Ce mépris de la vie, les sympathiques jeunes gens de l’ASL ne le pratiquent pas que pour eux-mêmes : un photographe de l’AFP, rapporte Libération dans son article du 26 juillet, assiste à l’exécution, d’une balle dans la tête, de deux jeunes gens accusés d’être des chabihas. La chose se passe dans la nuit de mercredi à jeudi à Salaheddine, point d’appui principal des rebelles.
D’autre sources indiquent que les insurgés ont arrêté 23 personnes sur la même accusation d’appartenance aux chabihas devant le lycée de théologie musulmane et la mosquée de Salaheddine avant de les exécuter sommairement dos contre le mur de la mosquée et le lycée.
Selon le site alépin Taht-l-Mijhar, trois cadavres qui semblent être ceux des membres du club des officiers et d’autres cadavres appartenant à des membres de la police militaire ont été retrouvés dans plusieurs quartiers d’Alep. De plus 6 fonctionnaires de la société Azzouz, une société privée ont été kidnappés ce jeudi matin alors qu’ils se rendaient à leur travail. Les enlèvements se sont multipliés dans cette ville, perpétrés par des groupes qui se revendiquent de l’ASL, en échange de rançon.
Mais la fureur épuratrice des amis d’Adrien Jaulmes et de Florence Aubenas ne se limite pas aux policiers et chabihas : le Cheikh Abdulatif al-Chami, Imam de la mosquée Aminah bint Wahab, a été arrêté par eux, devant les fidèles, ceux qui tentaient de s'interposer étant menacés. Quelques heures après, ils le tuent, en diffusant une vidéo intitulée «Les chabbihas tuent Abdulatif al-Chami», attribuant selon une méthode rodée depuis longtemps, leurs crimes à leurs adversaires !

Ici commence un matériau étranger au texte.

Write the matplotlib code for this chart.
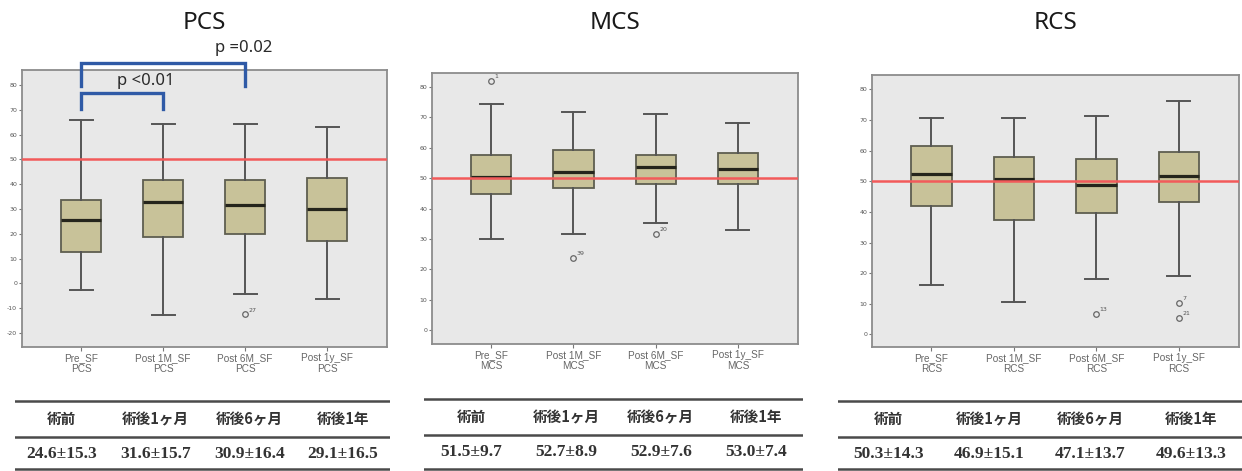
import matplotlib.pyplot as plt

plt.rcParams['font.family'] = ['DejaVu Sans']
plt.rcParams['axes.unicode_minus'] = False

# data
labels = ['Pre_SF', 'Post 1M_SF', 'Post 6M_SF', 'Post 1y_SF']
heads = ['術前', '術後1ヶ月', '術後6ヶ月', '術後1年']

pcs_med = [25.7, 32.7, 31.6, 30.2]
pcs_q1 = [12.6, 18.9, 20.1, 17.0]
pcs_q3 = [33.8, 41.8, 41.6, 42.5]
pcs_lo = [-2.8, -12.9, -4.3, -6.4]
pcs_hi = [65.7, 64.2, 64.3, 62.9]
pcs_out = [[], [], [(-12.5, '27')], []]
pcs_tab = ['24.6±15.3', '31.6±15.7', '30.9±16.4', '29.1±16.5']

mcs_med = [50.5, 52.2, 53.7, 53.2]
mcs_q1 = [44.7, 46.7, 48.2, 48.0]
mcs_q3 = [57.7, 59.2, 57.7, 58.3]
mcs_lo = [30.1, 31.7, 35.2, 33.0]
mcs_hi = [74.4, 71.7, 71.1, 68.2]
mcs_out = [[(82.0, '1')], [(23.9, '39')], [(31.8, '20')], []]
mcs_tab = ['51.5±9.7', '52.7±8.9', '52.9±7.6', '53.0±7.4']

rcs_med = [52.4, 50.9, 48.9, 51.7]
rcs_q1 = [42.0, 37.4, 39.6, 43.2]
rcs_q3 = [61.5, 57.8, 57.2, 59.4]
rcs_lo = [16.2, 10.7, 18.1, 19.2]
rcs_hi = [70.7, 70.5, 71.3, 76.3]
rcs_out = [[], [], [(6.8, '13')], [(10.4, '7'), (5.3, '21')]]
rcs_tab = ['50.3±14.3', '46.9±15.1', '47.1±13.7', '49.6±13.3']

# brackets on PCS: (from, to, top, leg bottom, text, text x, text y)
brackets = [(0, 1, 76.7, 70.2, 'p <0.01', 0.79, 81.7),
            (0, 2, 89.0, 79.4, 'p =0.02', 1.98, 94.9)]

panels = [
    ('PCS', pcs_med, pcs_q1, pcs_q3, pcs_lo, pcs_hi, pcs_out, pcs_tab,
     (-25.6, 86), range(-20, 81, 10),
     [0.0177, 0.2633, 0.2939, 0.588], [15, 390, 401]),
    ('MCS', mcs_med, mcs_q1, mcs_q3, mcs_lo, mcs_hi, mcs_out, mcs_tab,
     (-4.5, 84.6), range(0, 81, 10),
     [0.3478, 0.2696, 0.2947, 0.5754], [424, 803, 399]),
    ('RCS', rcs_med, rcs_q1, rcs_q3, rcs_lo, rcs_hi, rcs_out, rcs_tab,
     (-4.1, 84.7), range(0, 81, 10),
     [0.7021, 0.2633, 0.2955, 0.5775], [838, 1242, 401]),
]

W, H = 1242, 471
fig = plt.figure(figsize=(W / 100, H / 100), dpi=100)

for name, med, q1, q3, lo, hi, outs, tab, ylim, yt, pos, tpos in panels:
    ax = fig.add_axes(pos)
    ax.set_facecolor('#e8e8e8')
    stats = []
    for i in range(4):
        stats.append(dict(med=med[i], q1=q1[i], q3=q3[i], whislo=lo[i],
                          whishi=hi[i], fliers=[o[0] for o in outs[i]]))
    ax.bxp(stats, positions=range(4), widths=0.49, capwidths=0.28,
           patch_artist=True,
           boxprops=dict(facecolor='#c8c299', edgecolor='#5e5e50', linewidth=1.3),
           medianprops=dict(color='#25251c', linewidth=2.3),
           whiskerprops=dict(color='#555555', linewidth=1.4),
           capprops=dict(color='#555555', linewidth=1.4),
           flierprops=dict(marker='o', markerfacecolor='none',
                           markeredgecolor='#666666', markersize=4, markeredgewidth=0.9))
    for i in range(4):
        for v, lab in outs[i]:
            ax.annotate(lab, (i, v), xytext=(2.5, 2), textcoords='offset points',
                        fontsize=4.5, color='#555555')
    ax.axhline(50, color='#f25a5a', linewidth=1.8, zorder=5)
    ax.set_xlim(-0.72, 3.73)
    ax.set_ylim(*ylim)
    ax.set_yticks(list(yt))
    ax.set_xticks(range(4))
    ax.set_xticklabels([l + '\n' + name for l in labels], fontsize=7.2,
                       color='#666666', linespacing=1.05,
                       family=['Liberation Sans', 'DejaVu Sans'])
    ax.tick_params(axis='y', labelsize=4.5, labelcolor='#555555', length=2.5,
                   color='#777777', pad=1)
    ax.tick_params(axis='x', length=3, color='#777777', pad=1.5)
    for s in ax.spines.values():
        s.set_color('#8c8c8c')
        s.set_linewidth(1.3)

    p = ax.get_position()
    fig.text(p.x0 + p.width / 2, 1 - 23 / H, name, ha='center', va='center',
             fontsize=17.5, color='#1a1a1a', family=['Noto Sans', 'DejaVu Sans'])

    if name == 'PCS':
        for a, b, top, bot, txt, tx, ty in brackets:
            ax.plot([a, a, b, b], [bot, top, top, bot], color='#2f5aa6',
                    linewidth=2.4, clip_on=False, zorder=6,
                    solid_joinstyle='miter')
            ax.text(tx, ty, txt, ha='center', va='center', fontsize=12,
                    color='#2a2a2a', clip_on=False, fontweight='medium',
                    family=['Noto Sans', 'DejaVu Sans'])

    # summary table under each panel
    x0, x1, ytop = tpos
    tax = fig.add_axes([x0 / W, 0, (x1 - x0) / W, 1 - (ytop - 6) / H])
    tax.set_xlim(0, 1)
    tax.set_ylim(H, ytop - 6)
    tax.axis('off')
    for yy in (ytop, ytop + 36, 469):
        tax.axhline(yy, color='#4a4a4a', linewidth=1.8)
    for i in range(4):
        tax.text((i + 0.5) / 4, ytop + 18, heads[i], ha='center', va='center',
                 fontsize=10.5, fontweight='bold', color='#333333',
                 family=['Noto Sans CJK JP', 'DejaVu Sans'])
        tax.text((i + 0.5) / 4, ytop + 53, tab[i], ha='center', va='center',
                 fontsize=12.5, fontweight='bold', color='#333333',
                 family=['Liberation Serif', 'DejaVu Serif'])

fig.savefig('out.png', dpi=100)
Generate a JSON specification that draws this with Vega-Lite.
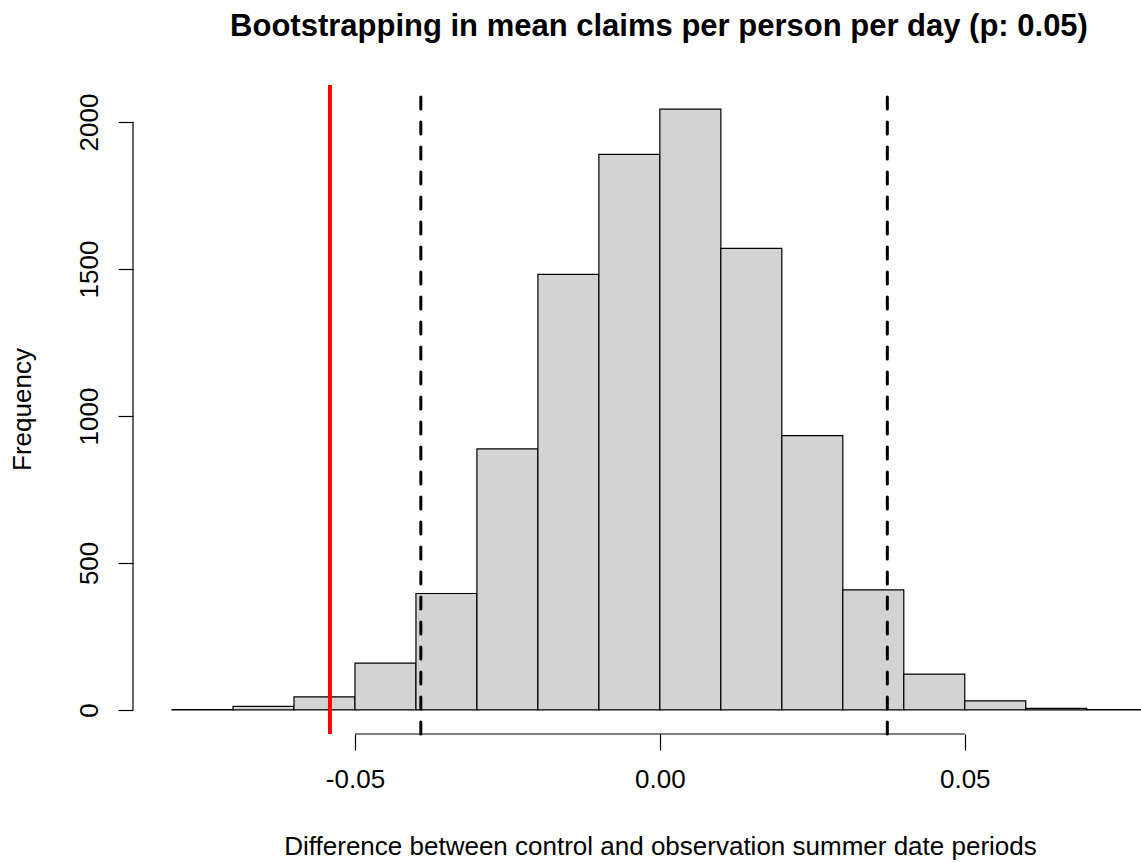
{
  "$schema": "https://vega.github.io/schema/vega-lite/v6.json",
  "width": 1008,
  "height": 649,
  "autosize": "none",
  "padding": {"left": 133, "top": 85, "right": 0, "bottom": 128},
  "background": "white",
  "title": {
    "text": "Bootstrapping in mean claims per person per day (p: 0.05)",
    "font": "Liberation Sans",
    "fontSize": 31,
    "fontWeight": "bold",
    "color": "black",
    "anchor": "middle",
    "frame": "group",
    "dx": 22,
    "offset": 16,
    "baseline": "alphabetic"
  },
  "config": {"view": {"stroke": null}, "font": "Liberation Sans"},
  "datasets": {
    "bins": [
      {"lo": -0.08, "hi": -0.07, "count": 1},
      {"lo": -0.07, "hi": -0.06, "count": 12},
      {"lo": -0.06, "hi": -0.05, "count": 44},
      {"lo": -0.05, "hi": -0.04, "count": 159},
      {"lo": -0.04, "hi": -0.03, "count": 396},
      {"lo": -0.03, "hi": -0.02, "count": 888},
      {"lo": -0.02, "hi": -0.01, "count": 1482},
      {"lo": -0.01, "hi": 0.0, "count": 1890},
      {"lo": 0.0, "hi": 0.01, "count": 2044},
      {"lo": 0.01, "hi": 0.02, "count": 1570},
      {"lo": 0.02, "hi": 0.03, "count": 933},
      {"lo": 0.03, "hi": 0.04, "count": 408},
      {"lo": 0.04, "hi": 0.05, "count": 122},
      {"lo": 0.05, "hi": 0.06, "count": 31},
      {"lo": 0.06, "hi": 0.07, "count": 5},
      {"lo": 0.07, "hi": 0.08, "count": 1}
    ],
    "observed": [{"diff": -0.0541}],
    "interval": [{"diff": -0.0392}, {"diff": 0.0373}],
    "xaxisline": [{"from": -0.05, "to": 0.05, "level": -82}],
    "yaxisline": [{"from": 0, "to": 2000, "at": -0.0864}]
  },
  "layer": [
    {
      "data": {"name": "bins"},
      "mark": {"type": "rect", "fill": "#D3D3D3", "stroke": "black", "strokeWidth": 1.2, "clip": true},
      "encoding": {
        "x": {
          "field": "lo",
          "type": "quantitative",
          "scale": {"domain": [-0.0864, 0.0789], "nice": false, "zero": false},
          "axis": {
            "title": "Difference between control and observation summer date periods",
            "values": [-0.05, 0, 0.05],
            "labelExpr": "replace(format(datum.value, '.2f'), '\u2212', '-')",
            "domain": false,
            "grid": false,
            "ticks": true,
            "tickSize": 16,
            "tickColor": "black",
            "tickWidth": 1.2,
            "labelFont": "Liberation Sans",
            "labelFontSize": 26,
            "labelColor": "black",
            "labelPadding": 16,
            "labelFlush": false,
            "titleFont": "Liberation Sans",
            "titleFontSize": 26,
            "titleFontWeight": "normal",
            "titleColor": "black",
            "titleX": 527,
            "titleY": 120,
            "titleAnchor": "middle",
            "titleAlign": "center",
            "titleBaseline": "alphabetic"
          }
        },
        "x2": {"field": "hi"},
        "y": {
          "field": "count",
          "type": "quantitative",
          "scale": {"domain": [-82, 2126], "nice": false, "zero": false},
          "axis": {
            "title": "Frequency",
            "values": [0, 500, 1000, 1500, 2000],
            "format": "d",
            "domain": false,
            "grid": false,
            "tickSize": 15,
            "tickColor": "black",
            "tickWidth": 1.2,
            "labelAngle": -90,
            "labelAlign": "center",
            "labelBaseline": "alphabetic",
            "labelPadding": 21,
            "labelFont": "Liberation Sans",
            "labelFontSize": 26,
            "labelColor": "black",
            "labelFlush": false,
            "titleFont": "Liberation Sans",
            "titleFontSize": 26,
            "titleFontWeight": "normal",
            "titleColor": "black",
            "titleAngle": -90,
            "titleX": -103,
            "titleY": 324,
            "titleAlign": "center",
            "titleBaseline": "alphabetic"
          }
        },
        "y2": {"datum": 0}
      }
    },
    {
      "data": {"name": "xaxisline"},
      "mark": {"type": "rule", "color": "black", "strokeWidth": 1.2},
      "encoding": {
        "x": {"field": "from", "type": "quantitative"},
        "x2": {"field": "to"},
        "y": {"field": "level", "type": "quantitative"}
      }
    },
    {
      "data": {"name": "yaxisline"},
      "mark": {"type": "rule", "color": "black", "strokeWidth": 1.2},
      "encoding": {
        "y": {"field": "from", "type": "quantitative"},
        "y2": {"field": "to"},
        "x": {"field": "at", "type": "quantitative"}
      }
    },
    {
      "data": {"name": "interval"},
      "mark": {"type": "rule", "color": "black", "strokeWidth": 3, "strokeDash": [12, 13], "strokeCap": "round"},
      "encoding": {
        "x": {"field": "diff", "type": "quantitative"},
        "y": {"datum": -82, "type": "quantitative"},
        "y2": {"datum": 2126}
      }
    },
    {
      "data": {"name": "observed"},
      "mark": {"type": "rule", "color": "#FF0000", "strokeWidth": 4},
      "encoding": {
        "x": {"field": "diff", "type": "quantitative"},
        "y": {"datum": -82, "type": "quantitative"},
        "y2": {"datum": 2126}
      }
    }
  ]
}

D’après le site - anti-opposition – Syriatruth, les auteurs de ce meurtre appartiendraient à la brigade de Liwaa al-Tawhid (Unicité) liée aux frères musulmans de Farouq Tayfour, membre du CNS.
Le cheikh al-Chami était très proche du Grand Mufti de la Syrie, Ahmad Badr al-Din Hassoun, résolument pro-gouvernemental, et il a toujours prêché contre les semeurs de haine et de mort au nom de l’Islam. En quelque sorte, cet homme de Dieu, assassiné par des islamistes fous en plein ramadan, est devenu un nouveau martyr de la Syrie multi-confessionnelle – et laïque.
Il n’y a pas que les exécutions et les assassinats, il y a aussi les enlèvements : la correspondante alépine de Cécilia signale que des amis à elle sont sans nouvelle de leur plus jeune fils enlevé contre demande de rançon.
Plus tôt, un neveu de la parente de Cécilia avait lui aussi été enlevé contre rançon mais relâché après quelques jours : on ne sait plus toujours ce qui relève du terrorisme « pur » et ce qui est à mette au compte du banditisme. Mais il est évident que le second prospère à partir du premier.
En résumé…
L’armée et les services de sécurité ont donc, ces jours-ci, concentré de gros moyens sur Alep. Des combat préliminaires, ces dernières 48 heures, semblent avoir permis de contenir les rebelles dans des quartiers de l’est et du sud de la ville ; la citadelle serait toujours au mains des gouvernementaux, de même d’ailleurs que la majorité de la ville. Les habitants ne fraternisent pas avec les ASL, mais évacuent au contraire les secteurs où ils ont pu s’implanter.
Si ce qui est dit au début de l’article est vrai, les rebelles auraient été renforcés ces dernières 48 heures de 2.000 combattants, et pourraient donc compter de 3 à 4.000 hommes. Ces chiffres sont peut-être exagérés, mais le fait qu’ils aient pu entrer dans la ville, après une première colonne de plusieurs centaines d’hommes dimanche, peut faire penser que les autorités politiques et militaires syriennes ont choisi, après leur succès à Damas, d’attirer l’ASL dans cette grande cité à forte valeur symbolique et stratégique pour la saigner à blanc en une bataille, au lieu des innombrables et épuisants accrochages quotidiens.
La porte-parole du Département d’État américain, Victoria Nuland, a déclaré jeudi que son pays – qui s’y connait en la matière – redoutait un «massacre» à Alep. Nos lecteurs avaient, bien sûr, rectifié d’eux-mêmes : c’est le massacre de l’ASL que l’administration Clinton/Obama redoute, et peut-être n’a-t-elle pas tort.